**Problem description:** Copy everything in the listing below word for word, apart from any images.

**Given data:**
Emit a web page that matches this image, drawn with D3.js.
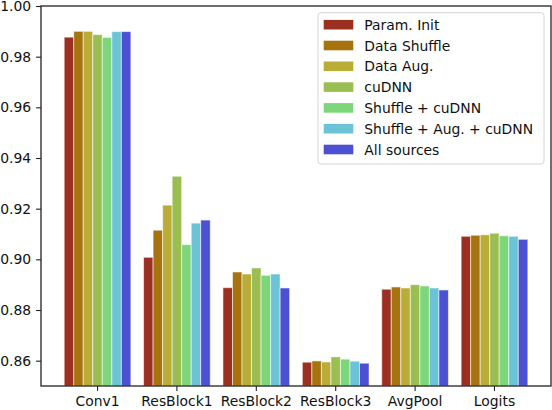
<!DOCTYPE html>
<html>
<head>
<meta charset="utf-8">
<script src="https://cdn.jsdelivr.net/npm/d3@7"></script>
<style>
  body { margin: 0; background: #fff; }
  svg { display: block; font-family: "DejaVu Sans", sans-serif; }
</style>
</head>
<body>
<div id="chart"></div>
<script>
// layers along the x axis
var categories = ["Conv1", "ResBlock1", "ResBlock2", "ResBlock3", "AvgPool", "Logits"];

// one array per source of nondeterminism, values read per layer
var seriesNames = ["Param. Init", "Data Shuffle", "Data Aug.", "cuDNN",
                   "Shuffle + cuDNN", "Shuffle + Aug. + cuDNN", "All sources"];
var paramInit   = [0.9877, 0.9008, 0.8888, 0.8594, 0.8882, 0.9091];
var dataShuffle = [0.9900, 0.9115, 0.8950, 0.8599, 0.8891, 0.9095];
var dataAug     = [0.9900, 0.9214, 0.8942, 0.8595, 0.8887, 0.9097];
var cudnn       = [0.9887, 0.9328, 0.8966, 0.8615, 0.8900, 0.9103];
var shufCudnn   = [0.9876, 0.9058, 0.8937, 0.8606, 0.8895, 0.9093];
var shufAugCud  = [0.9899, 0.9143, 0.8942, 0.8598, 0.8887, 0.9091];
var allSources  = [0.9899, 0.9155, 0.8887, 0.8590, 0.8879, 0.9079];
var seriesValues = [paramInit, dataShuffle, dataAug, cudnn, shufCudnn, shufAugCud, allSources];

var colors = ["#9b2f20", "#a6730f", "#baad37", "#9bbe53", "#7dd77a", "#6bc4d6", "#4c50d2"];

var yTicks = [0.86, 0.88, 0.90, 0.92, 0.94, 0.96, 0.98, 1.00];

function drawChart() {
    var W = 552, H = 410;
    var plotL = 41, plotR = 551, plotT = 6, plotB = 386;
    var fs = 13.9;

    var svg = d3.select("#chart").append("svg")
        .attr("width", W)
        .attr("height", H);

    var x = d3.scaleBand()
        .domain(categories)
        .range([plotL, plotR])
        .paddingInner(0.16)
        .paddingOuter(0.292);

    var xs = d3.scaleBand()
        .domain(d3.range(seriesNames.length))
        .range([0, x.bandwidth()]);

    var y = d3.scaleLinear()
        .domain([0.85, 1.0])
        .range([plotB, plotT]);

    // bars
    seriesValues.forEach(function (vals, s) {
        svg.append("g")
            .selectAll("rect")
            .data(vals)
            .enter().append("rect")
            .attr("x", function (d, i) { return x(categories[i]) + xs(s); })
            .attr("y", function (d) { return y(d); })
            .attr("width", xs.bandwidth())
            .attr("height", function (d) { return plotB - y(d); })
            .attr("fill", colors[s])
            .attr("stroke", "#fff")
            .attr("stroke-opacity", 0.55)
            .attr("stroke-width", 1);
    });

    // axes
    var yAxis = d3.axisLeft(y)
        .tickValues(yTicks)
        .tickFormat(d3.format(".2f"))
        .tickSize(4.9)
        .tickPadding(4.9);

    var gy = svg.append("g")
        .attr("transform", "translate(" + plotL + ",0)")
        .call(yAxis);
    gy.select(".domain").remove();
    gy.selectAll("line").attr("stroke", "#222").attr("stroke-width", 1.1);
    gy.selectAll("text").attr("font-size", fs).attr("fill", "#111")
        .attr("font-family", "DejaVu Sans");

    var xAxis = d3.axisBottom(x)
        .tickSize(4.9)
        .tickPadding(4.9);

    var gx = svg.append("g")
        .attr("transform", "translate(0," + plotB + ")")
        .call(xAxis);
    gx.select(".domain").remove();
    gx.selectAll("line").attr("stroke", "#222").attr("stroke-width", 1.1);
    gx.selectAll("text").attr("font-size", fs).attr("fill", "#111")
        .attr("font-family", "DejaVu Sans");

    // frame
    svg.append("rect")
        .attr("x", plotL)
        .attr("y", plotT)
        .attr("width", plotR - plotL)
        .attr("height", plotB - plotT)
        .attr("fill", "none")
        .attr("stroke", "#222")
        .attr("stroke-width", 1.3);

    // legend
    var lg = svg.append("g").attr("transform", "translate(318,12.7)");
    lg.append("rect")
        .attr("width", 226)
        .attr("height", 151.3)
        .attr("rx", 3)
        .attr("fill", "#fff")
        .attr("fill-opacity", 0.8)
        .attr("stroke", "#d6d6d6")
        .attr("stroke-width", 1);

    var rows = lg.selectAll("g.row")
        .data(seriesNames)
        .enter().append("g")
        .attr("class", "row")
        .attr("transform", function (d, i) { return "translate(0," + (12 + i * 20.8) + ")"; });

    rows.append("rect")
        .attr("x", 5.7)
        .attr("y", -4.8)
        .attr("width", 29.6)
        .attr("height", 9.6)
        .attr("fill", function (d, i) { return colors[i]; });

    rows.append("text")
        .attr("x", 46.3)
        .attr("dy", "0.36em")
        .attr("font-size", fs)
        .attr("fill", "#111")
        .text(function (d) { return d; });
}

drawChart();
</script>
</body>
</html>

**Response to the task:**
Emit a web page that matches this image, drawn with D3.js.
<!DOCTYPE html>
<html>
<head>
<meta charset="utf-8">
<script src="https://cdn.jsdelivr.net/npm/d3@7"></script>
<style>
  body { margin: 0; background: #fff; }
  svg { display: block; font-family: "DejaVu Sans", sans-serif; }
</style>
</head>
<body>
<div id="chart"></div>
<script>
// layers along the x axis
var categories = ["Conv1", "ResBlock1", "ResBlock2", "ResBlock3", "AvgPool", "Logits"];

// one array per source of nondeterminism, values read per layer
var seriesNames = ["Param. Init", "Data Shuffle", "Data Aug.", "cuDNN",
                   "Shuffle + cuDNN", "Shuffle + Aug. + cuDNN", "All sources"];
var paramInit   = [0.9877, 0.9008, 0.8888, 0.8594, 0.8882, 0.9091];
var dataShuffle = [0.9900, 0.9115, 0.8950, 0.8599, 0.8891, 0.9095];
var dataAug     = [0.9900, 0.9214, 0.8942, 0.8595, 0.8887, 0.9097];
var cudnn       = [0.9887, 0.9328, 0.8966, 0.8615, 0.8900, 0.9103];
var shufCudnn   = [0.9876, 0.9058, 0.8937, 0.8606, 0.8895, 0.9093];
var shufAugCud  = [0.9899, 0.9143, 0.8942, 0.8598, 0.8887, 0.9091];
var allSources  = [0.9899, 0.9155, 0.8887, 0.8590, 0.8879, 0.9079];
var seriesValues = [paramInit, dataShuffle, dataAug, cudnn, shufCudnn, shufAugCud, allSources];

var colors = ["#9b2f20", "#a6730f", "#baad37", "#9bbe53", "#7dd77a", "#6bc4d6", "#4c50d2"];

var yTicks = [0.86, 0.88, 0.90, 0.92, 0.94, 0.96, 0.98, 1.00];

function drawChart() {
    var W = 552, H = 410;
    var plotL = 41, plotR = 551, plotT = 6, plotB = 386;
    var fs = 13.9;

    var svg = d3.select("#chart").append("svg")
        .attr("width", W)
        .attr("height", H);

    var x = d3.scaleBand()
        .domain(categories)
        .range([plotL, plotR])
        .paddingInner(0.16)
        .paddingOuter(0.292);

    var xs = d3.scaleBand()
        .domain(d3.range(seriesNames.length))
        .range([0, x.bandwidth()]);

    var y = d3.scaleLinear()
        .domain([0.85, 1.0])
        .range([plotB, plotT]);

    // bars
    seriesValues.forEach(function (vals, s) {
        svg.append("g")
            .selectAll("rect")
            .data(vals)
            .enter().append("rect")
            .attr("x", function (d, i) { return x(categories[i]) + xs(s); })
            .attr("y", function (d) { return y(d); })
            .attr("width", xs.bandwidth())
            .attr("height", function (d) { return plotB - y(d); })
            .attr("fill", colors[s])
            .attr("stroke", "#fff")
            .attr("stroke-opacity", 0.55)
            .attr("stroke-width", 1);
    });

    // axes
    var yAxis = d3.axisLeft(y)
        .tickValues(yTicks)
        .tickFormat(d3.format(".2f"))
        .tickSize(4.9)
        .tickPadding(4.9);

    var gy = svg.append("g")
        .attr("transform", "translate(" + plotL + ",0)")
        .call(yAxis);
    gy.select(".domain").remove();
    gy.selectAll("line").attr("stroke", "#222").attr("stroke-width", 1.1);
    gy.selectAll("text").attr("font-size", fs).attr("fill", "#111")
        .attr("font-family", "DejaVu Sans");

    var xAxis = d3.axisBottom(x)
        .tickSize(4.9)
        .tickPadding(4.9);

    var gx = svg.append("g")
        .attr("transform", "translate(0," + plotB + ")")
        .call(xAxis);
    gx.select(".domain").remove();
    gx.selectAll("line").attr("stroke", "#222").attr("stroke-width", 1.1);
    gx.selectAll("text").attr("font-size", fs).attr("fill", "#111")
        .attr("font-family", "DejaVu Sans");

    // frame
    svg.append("rect")
        .attr("x", plotL)
        .attr("y", plotT)
        .attr("width", plotR - plotL)
        .attr("height", plotB - plotT)
        .attr("fill", "none")
        .attr("stroke", "#222")
        .attr("stroke-width", 1.3);

    // legend
    var lg = svg.append("g").attr("transform", "translate(318,12.7)");
    lg.append("rect")
        .attr("width", 226)
        .attr("height", 151.3)
        .attr("rx", 3)
        .attr("fill", "#fff")
        .attr("fill-opacity", 0.8)
        .attr("stroke", "#d6d6d6")
        .attr("stroke-width", 1);

    var rows = lg.selectAll("g.row")
        .data(seriesNames)
        .enter().append("g")
        .attr("class", "row")
        .attr("transform", function (d, i) { return "translate(0," + (12 + i * 20.8) + ")"; });

    rows.append("rect")
        .attr("x", 5.7)
        .attr("y", -4.8)
        .attr("width", 29.6)
        .attr("height", 9.6)
        .attr("fill", function (d, i) { return colors[i]; });

    rows.append("text")
        .attr("x", 46.3)
        .attr("dy", "0.36em")
        .attr("font-size", fs)
        .attr("fill", "#111")
        .text(function (d) { return d; });
}

drawChart();
</script>
</body>
</html>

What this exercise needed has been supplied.